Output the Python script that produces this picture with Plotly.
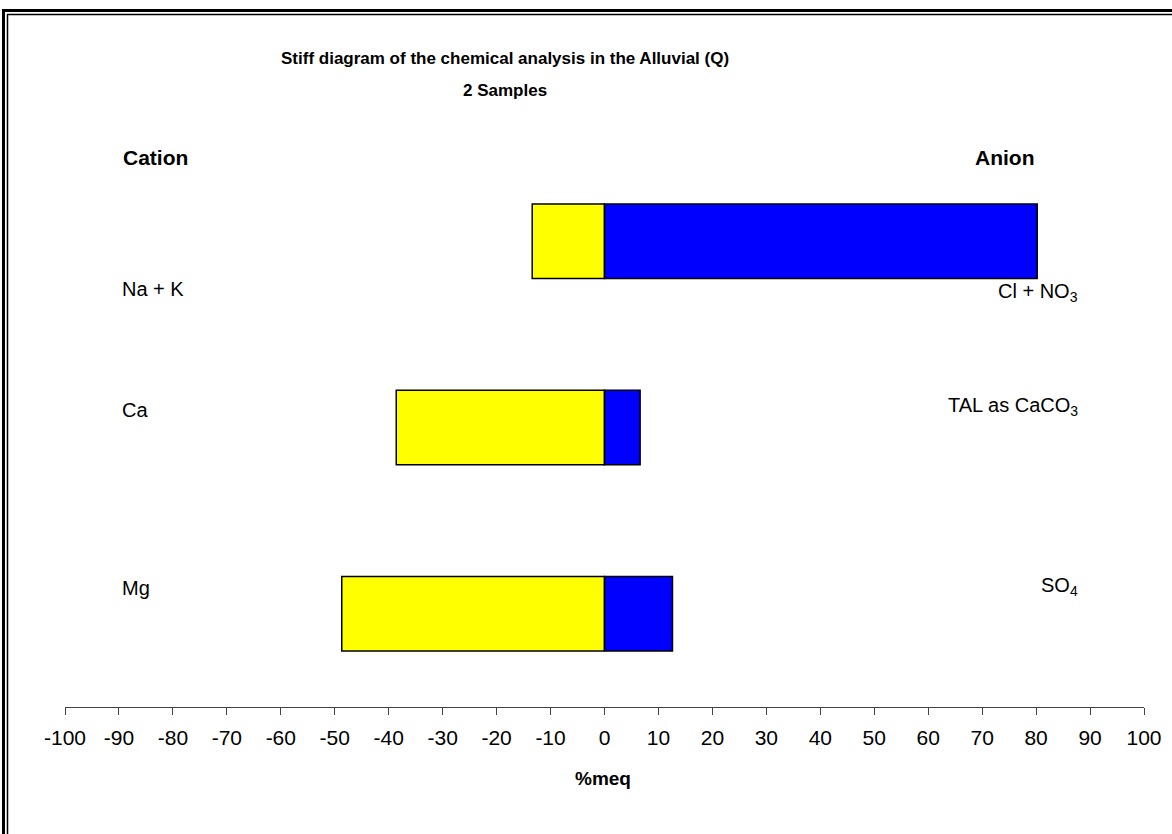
import plotly.graph_objects as go

# ---------------- data ----------------
cation_labels = ["Na + K", "Ca", "Mg"]
anion_labels = ["Cl + NO<sub>3</sub>", "TAL as CaCO<sub>3</sub>", "SO<sub>4</sub>"]
row_positions = [3, 2, 1]
cation_meq = [-13.4, -38.6, -48.7]   # % meq (plotted to the left)
anion_meq = [80.2, 6.6, 12.6]        # % meq (plotted to the right)
tick_values = list(range(-100, 101, 10))
tick_labels = [str(v) for v in tick_values]

title_line1 = "Stiff diagram of the chemical analysis in the Alluvial (Q)"
title_line2 = "2 Samples"
x_title = "%meq"

# ---------------- layout geometry (pixels) ----------------
W_FIG, H_FIG = 1172, 834
L, R, T, B = 65, 28, 148, 127
PW = W_FIG - L - R
PH = H_FIG - T - B
BOTTOM = H_FIG - B


def px(xp):
    return (xp - L) / PW


def py(yp):
    return (BOTTOM - yp) / PH


FONT = "Liberation Sans, Arial, sans-serif"

fig = go.Figure()
fig.add_trace(go.Bar(
    orientation="h", y=row_positions, x=cation_meq, width=0.4,
    marker=dict(color="#FFFF00", line=dict(color="#000000", width=1.5)),
    name="Cation", showlegend=False,
))
fig.add_trace(go.Bar(
    orientation="h", y=row_positions, x=anion_meq, width=0.4,
    marker=dict(color="#0000FF", line=dict(color="#000000", width=1.5)),
    name="Anion", showlegend=False,
))

annotations = []
# title
annotations.append(dict(text="<b>" + title_line1 + "</b>", x=px(505), y=py(58),
                        xref="paper", yref="paper", showarrow=False,
                        xanchor="center", yanchor="middle",
                        font=dict(family=FONT, size=17, color="black")))
annotations.append(dict(text="<b>" + title_line2 + "</b>", x=px(505), y=py(90),
                        xref="paper", yref="paper", showarrow=False,
                        xanchor="center", yanchor="middle",
                        font=dict(family=FONT, size=17, color="black")))
# headers
annotations.append(dict(text="<b>Cation</b>", x=px(121), y=py(157),
                        xref="paper", yref="paper", showarrow=False,
                        xanchor="left", yanchor="middle",
                        font=dict(family=FONT, size=21, color="black")))
annotations.append(dict(text="<b>Anion</b>", x=px(1036), y=py(157),
                        xref="paper", yref="paper", showarrow=False,
                        xanchor="right", yanchor="middle",
                        font=dict(family=FONT, size=21, color="black")))
# ion labels
left_label_y = [289, 410, 588]
right_label_y = [292, 406, 586]
for lab, yp in zip(cation_labels, left_label_y):
    annotations.append(dict(text=lab, x=px(120), y=py(yp), xref="paper", yref="paper",
                            showarrow=False, xanchor="left", yanchor="middle",
                            font=dict(family=FONT, size=20, color="black")))
for lab, yp in zip(anion_labels, right_label_y):
    annotations.append(dict(text=lab, x=px(1080), y=py(yp), xref="paper", yref="paper",
                            showarrow=False, xanchor="right", yanchor="middle",
                            font=dict(family=FONT, size=20, color="black")))
# x axis title
annotations.append(dict(text="<b>" + x_title + "</b>", x=px(603), y=py(778),
                        xref="paper", yref="paper", showarrow=False,
                        xanchor="center", yanchor="middle",
                        font=dict(family=FONT, size=19, color="black")))

shapes = [
    dict(type="rect", xref="paper", yref="paper",
         x0=px(3.5), y0=py(900), x1=px(1300), y1=py(10.5),
         line=dict(color="black", width=3), fillcolor="rgba(0,0,0,0)", layer="above"),
    dict(type="rect", xref="paper", yref="paper",
         x0=px(7.5), y0=py(900), x1=px(1300), y1=py(14.5),
         line=dict(color="black", width=1.5), fillcolor="rgba(0,0,0,0)", layer="above"),
]

fig.update_layout(
    width=W_FIG, height=H_FIG,
    margin=dict(l=L, r=R, t=T, b=B, autoexpand=False),
    paper_bgcolor="white", plot_bgcolor="white",
    barmode="relative", showlegend=False,
    annotations=annotations, shapes=shapes,
    xaxis=dict(range=[-100, 100], tickmode="array", tickvals=tick_values, ticktext=tick_labels,
               ticks="outside", ticklen=7, tickcolor="#444", tickwidth=1.3,
               showline=True, linecolor="#444", linewidth=1.3,
               showgrid=False, zeroline=False, automargin=False,
               ticklabelstandoff=5,
               tickfont=dict(family=FONT, size=21, color="black")),
    yaxis=dict(range=[0.5, 3.5], visible=False, showgrid=False, zeroline=False,
               fixedrange=True),
    font=dict(family=FONT, color="black"),
)

fig.write_html("out.html",
               config={"displayModeBar": False},
               post_script="document.body.style.margin='0';document.body.style.overflow='hidden';")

:::::

DO THIS: Copy out all of the data word for word. Do not carry over any picture.

RESPONSE:
Output the Python script that produces this picture with Plotly.
import plotly.graph_objects as go

# ---------------- data ----------------
cation_labels = ["Na + K", "Ca", "Mg"]
anion_labels = ["Cl + NO<sub>3</sub>", "TAL as CaCO<sub>3</sub>", "SO<sub>4</sub>"]
row_positions = [3, 2, 1]
cation_meq = [-13.4, -38.6, -48.7]   # % meq (plotted to the left)
anion_meq = [80.2, 6.6, 12.6]        # % meq (plotted to the right)
tick_values = list(range(-100, 101, 10))
tick_labels = [str(v) for v in tick_values]

title_line1 = "Stiff diagram of the chemical analysis in the Alluvial (Q)"
title_line2 = "2 Samples"
x_title = "%meq"

# ---------------- layout geometry (pixels) ----------------
W_FIG, H_FIG = 1172, 834
L, R, T, B = 65, 28, 148, 127
PW = W_FIG - L - R
PH = H_FIG - T - B
BOTTOM = H_FIG - B


def px(xp):
    return (xp - L) / PW


def py(yp):
    return (BOTTOM - yp) / PH


FONT = "Liberation Sans, Arial, sans-serif"

fig = go.Figure()
fig.add_trace(go.Bar(
    orientation="h", y=row_positions, x=cation_meq, width=0.4,
    marker=dict(color="#FFFF00", line=dict(color="#000000", width=1.5)),
    name="Cation", showlegend=False,
))
fig.add_trace(go.Bar(
    orientation="h", y=row_positions, x=anion_meq, width=0.4,
    marker=dict(color="#0000FF", line=dict(color="#000000", width=1.5)),
    name="Anion", showlegend=False,
))

annotations = []
# title
annotations.append(dict(text="<b>" + title_line1 + "</b>", x=px(505), y=py(58),
                        xref="paper", yref="paper", showarrow=False,
                        xanchor="center", yanchor="middle",
                        font=dict(family=FONT, size=17, color="black")))
annotations.append(dict(text="<b>" + title_line2 + "</b>", x=px(505), y=py(90),
                        xref="paper", yref="paper", showarrow=False,
                        xanchor="center", yanchor="middle",
                        font=dict(family=FONT, size=17, color="black")))
# headers
annotations.append(dict(text="<b>Cation</b>", x=px(121), y=py(157),
                        xref="paper", yref="paper", showarrow=False,
                        xanchor="left", yanchor="middle",
                        font=dict(family=FONT, size=21, color="black")))
annotations.append(dict(text="<b>Anion</b>", x=px(1036), y=py(157),
                        xref="paper", yref="paper", showarrow=False,
                        xanchor="right", yanchor="middle",
                        font=dict(family=FONT, size=21, color="black")))
# ion labels
left_label_y = [289, 410, 588]
right_label_y = [292, 406, 586]
for lab, yp in zip(cation_labels, left_label_y):
    annotations.append(dict(text=lab, x=px(120), y=py(yp), xref="paper", yref="paper",
                            showarrow=False, xanchor="left", yanchor="middle",
                            font=dict(family=FONT, size=20, color="black")))
for lab, yp in zip(anion_labels, right_label_y):
    annotations.append(dict(text=lab, x=px(1080), y=py(yp), xref="paper", yref="paper",
                            showarrow=False, xanchor="right", yanchor="middle",
                            font=dict(family=FONT, size=20, color="black")))
# x axis title
annotations.append(dict(text="<b>" + x_title + "</b>", x=px(603), y=py(778),
                        xref="paper", yref="paper", showarrow=False,
                        xanchor="center", yanchor="middle",
                        font=dict(family=FONT, size=19, color="black")))

shapes = [
    dict(type="rect", xref="paper", yref="paper",
         x0=px(3.5), y0=py(900), x1=px(1300), y1=py(10.5),
         line=dict(color="black", width=3), fillcolor="rgba(0,0,0,0)", layer="above"),
    dict(type="rect", xref="paper", yref="paper",
         x0=px(7.5), y0=py(900), x1=px(1300), y1=py(14.5),
         line=dict(color="black", width=1.5), fillcolor="rgba(0,0,0,0)", layer="above"),
]

fig.update_layout(
    width=W_FIG, height=H_FIG,
    margin=dict(l=L, r=R, t=T, b=B, autoexpand=False),
    paper_bgcolor="white", plot_bgcolor="white",
    barmode="relative", showlegend=False,
    annotations=annotations, shapes=shapes,
    xaxis=dict(range=[-100, 100], tickmode="array", tickvals=tick_values, ticktext=tick_labels,
               ticks="outside", ticklen=7, tickcolor="#444", tickwidth=1.3,
               showline=True, linecolor="#444", linewidth=1.3,
               showgrid=False, zeroline=False, automargin=False,
               ticklabelstandoff=5,
               tickfont=dict(family=FONT, size=21, color="black")),
    yaxis=dict(range=[0.5, 3.5], visible=False, showgrid=False, zeroline=False,
               fixedrange=True),
    font=dict(family=FONT, color="black"),
)

fig.write_html("out.html",
               config={"displayModeBar": False},
               post_script="document.body.style.margin='0';document.body.style.overflow='hidden';")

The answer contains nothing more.